[EXERCISE DESCRIPTION]
Retype, please, the listing from its opening line through the line that contains "Serif', 'Times New", both included, without the pictures.

** START **

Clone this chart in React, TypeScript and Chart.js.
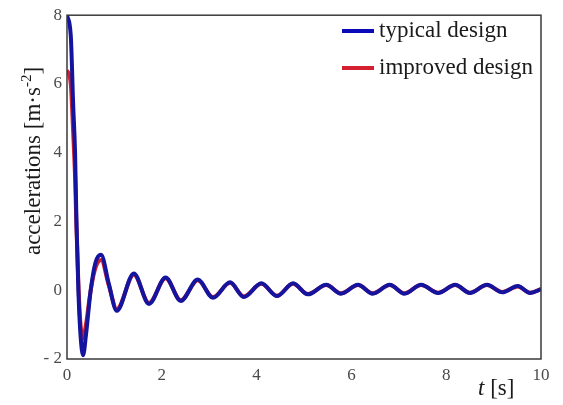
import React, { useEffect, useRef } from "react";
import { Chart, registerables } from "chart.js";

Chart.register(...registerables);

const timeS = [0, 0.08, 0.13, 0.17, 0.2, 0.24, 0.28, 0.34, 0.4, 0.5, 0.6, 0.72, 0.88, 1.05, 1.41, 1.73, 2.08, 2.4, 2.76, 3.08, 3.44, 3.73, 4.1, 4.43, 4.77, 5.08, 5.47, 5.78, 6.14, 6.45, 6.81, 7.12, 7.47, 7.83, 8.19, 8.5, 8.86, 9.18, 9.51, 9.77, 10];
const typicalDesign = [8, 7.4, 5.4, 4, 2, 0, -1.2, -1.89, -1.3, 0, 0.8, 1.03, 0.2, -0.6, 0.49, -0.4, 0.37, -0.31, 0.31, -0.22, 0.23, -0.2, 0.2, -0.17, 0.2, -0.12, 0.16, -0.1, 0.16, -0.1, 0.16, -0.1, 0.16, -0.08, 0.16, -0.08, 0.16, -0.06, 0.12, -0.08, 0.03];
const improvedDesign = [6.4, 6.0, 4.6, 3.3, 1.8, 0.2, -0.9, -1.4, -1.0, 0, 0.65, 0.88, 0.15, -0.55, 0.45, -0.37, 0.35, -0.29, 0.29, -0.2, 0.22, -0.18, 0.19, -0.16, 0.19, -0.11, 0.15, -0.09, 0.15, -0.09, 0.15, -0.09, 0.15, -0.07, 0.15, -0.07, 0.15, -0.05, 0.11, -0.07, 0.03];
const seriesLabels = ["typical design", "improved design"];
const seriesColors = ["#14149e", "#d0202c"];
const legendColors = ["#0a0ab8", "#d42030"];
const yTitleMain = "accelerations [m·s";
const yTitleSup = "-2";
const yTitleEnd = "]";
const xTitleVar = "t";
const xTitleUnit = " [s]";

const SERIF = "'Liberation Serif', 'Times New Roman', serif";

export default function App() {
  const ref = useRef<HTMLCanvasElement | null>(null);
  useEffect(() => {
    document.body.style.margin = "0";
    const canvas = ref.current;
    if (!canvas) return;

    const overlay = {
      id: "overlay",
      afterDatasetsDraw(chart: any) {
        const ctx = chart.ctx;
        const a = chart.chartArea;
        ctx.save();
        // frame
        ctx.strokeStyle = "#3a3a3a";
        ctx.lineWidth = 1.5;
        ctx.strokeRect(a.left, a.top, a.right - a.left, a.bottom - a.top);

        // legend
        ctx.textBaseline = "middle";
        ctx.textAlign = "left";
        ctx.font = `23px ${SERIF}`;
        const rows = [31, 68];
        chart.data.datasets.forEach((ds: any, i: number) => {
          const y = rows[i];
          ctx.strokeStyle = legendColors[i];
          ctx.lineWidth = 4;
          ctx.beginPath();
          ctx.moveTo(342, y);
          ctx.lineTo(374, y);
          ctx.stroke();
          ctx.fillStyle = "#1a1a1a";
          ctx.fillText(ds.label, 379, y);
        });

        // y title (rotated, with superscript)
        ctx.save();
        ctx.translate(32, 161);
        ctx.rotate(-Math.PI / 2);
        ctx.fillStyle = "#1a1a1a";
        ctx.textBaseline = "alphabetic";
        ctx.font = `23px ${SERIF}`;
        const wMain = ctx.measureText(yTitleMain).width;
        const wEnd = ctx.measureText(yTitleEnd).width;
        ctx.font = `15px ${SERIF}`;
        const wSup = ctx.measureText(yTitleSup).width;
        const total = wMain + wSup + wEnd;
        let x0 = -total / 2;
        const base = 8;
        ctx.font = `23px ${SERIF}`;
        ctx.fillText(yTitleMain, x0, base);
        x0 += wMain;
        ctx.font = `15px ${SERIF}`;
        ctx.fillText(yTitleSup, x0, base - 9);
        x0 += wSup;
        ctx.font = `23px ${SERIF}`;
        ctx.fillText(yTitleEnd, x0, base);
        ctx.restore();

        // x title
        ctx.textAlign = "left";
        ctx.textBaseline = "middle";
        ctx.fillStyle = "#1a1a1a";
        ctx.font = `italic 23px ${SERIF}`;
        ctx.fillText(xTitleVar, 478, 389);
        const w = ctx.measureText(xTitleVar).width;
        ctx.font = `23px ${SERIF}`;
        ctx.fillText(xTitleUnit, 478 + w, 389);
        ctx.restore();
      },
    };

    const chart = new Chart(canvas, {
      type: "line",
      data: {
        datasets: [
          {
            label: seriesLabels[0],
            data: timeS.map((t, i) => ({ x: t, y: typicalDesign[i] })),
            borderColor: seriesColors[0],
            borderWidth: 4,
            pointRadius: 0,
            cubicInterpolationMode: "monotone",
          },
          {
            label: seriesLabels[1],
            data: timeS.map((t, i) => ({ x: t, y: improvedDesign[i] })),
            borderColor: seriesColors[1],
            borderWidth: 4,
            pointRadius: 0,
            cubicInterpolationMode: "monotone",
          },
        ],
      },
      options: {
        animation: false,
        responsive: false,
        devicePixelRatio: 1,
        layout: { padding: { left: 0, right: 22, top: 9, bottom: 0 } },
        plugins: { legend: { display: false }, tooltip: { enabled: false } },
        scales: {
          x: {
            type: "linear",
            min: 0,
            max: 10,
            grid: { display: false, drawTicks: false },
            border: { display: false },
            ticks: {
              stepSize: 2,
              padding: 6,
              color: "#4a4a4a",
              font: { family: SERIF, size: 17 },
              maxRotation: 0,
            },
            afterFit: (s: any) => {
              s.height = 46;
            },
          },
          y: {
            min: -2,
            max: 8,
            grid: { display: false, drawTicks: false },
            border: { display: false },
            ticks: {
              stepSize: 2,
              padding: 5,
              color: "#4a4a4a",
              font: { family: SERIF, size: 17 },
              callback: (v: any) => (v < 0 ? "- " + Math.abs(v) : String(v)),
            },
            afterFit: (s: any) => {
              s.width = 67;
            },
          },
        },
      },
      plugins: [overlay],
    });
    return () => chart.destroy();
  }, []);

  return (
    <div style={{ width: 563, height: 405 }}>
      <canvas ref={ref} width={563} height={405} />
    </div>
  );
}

** END **

[OUTPUT OF THE TASK]
Clone this chart in React, TypeScript and Chart.js.
import React, { useEffect, useRef } from "react";
import { Chart, registerables } from "chart.js";

Chart.register(...registerables);

const timeS = [0, 0.08, 0.13, 0.17, 0.2, 0.24, 0.28, 0.34, 0.4, 0.5, 0.6, 0.72, 0.88, 1.05, 1.41, 1.73, 2.08, 2.4, 2.76, 3.08, 3.44, 3.73, 4.1, 4.43, 4.77, 5.08, 5.47, 5.78, 6.14, 6.45, 6.81, 7.12, 7.47, 7.83, 8.19, 8.5, 8.86, 9.18, 9.51, 9.77, 10];
const typicalDesign = [8, 7.4, 5.4, 4, 2, 0, -1.2, -1.89, -1.3, 0, 0.8, 1.03, 0.2, -0.6, 0.49, -0.4, 0.37, -0.31, 0.31, -0.22, 0.23, -0.2, 0.2, -0.17, 0.2, -0.12, 0.16, -0.1, 0.16, -0.1, 0.16, -0.1, 0.16, -0.08, 0.16, -0.08, 0.16, -0.06, 0.12, -0.08, 0.03];
const improvedDesign = [6.4, 6.0, 4.6, 3.3, 1.8, 0.2, -0.9, -1.4, -1.0, 0, 0.65, 0.88, 0.15, -0.55, 0.45, -0.37, 0.35, -0.29, 0.29, -0.2, 0.22, -0.18, 0.19, -0.16, 0.19, -0.11, 0.15, -0.09, 0.15, -0.09, 0.15, -0.09, 0.15, -0.07, 0.15, -0.07, 0.15, -0.05, 0.11, -0.07, 0.03];
const seriesLabels = ["typical design", "improved design"];
const seriesColors = ["#14149e", "#d0202c"];
const legendColors = ["#0a0ab8", "#d42030"];
const yTitleMain = "accelerations [m·s";
const yTitleSup = "-2";
const yTitleEnd = "]";
const xTitleVar = "t";
const xTitleUnit = " [s]";

const SERIF = "'Liberation Serif', 'Times New Roman', serif";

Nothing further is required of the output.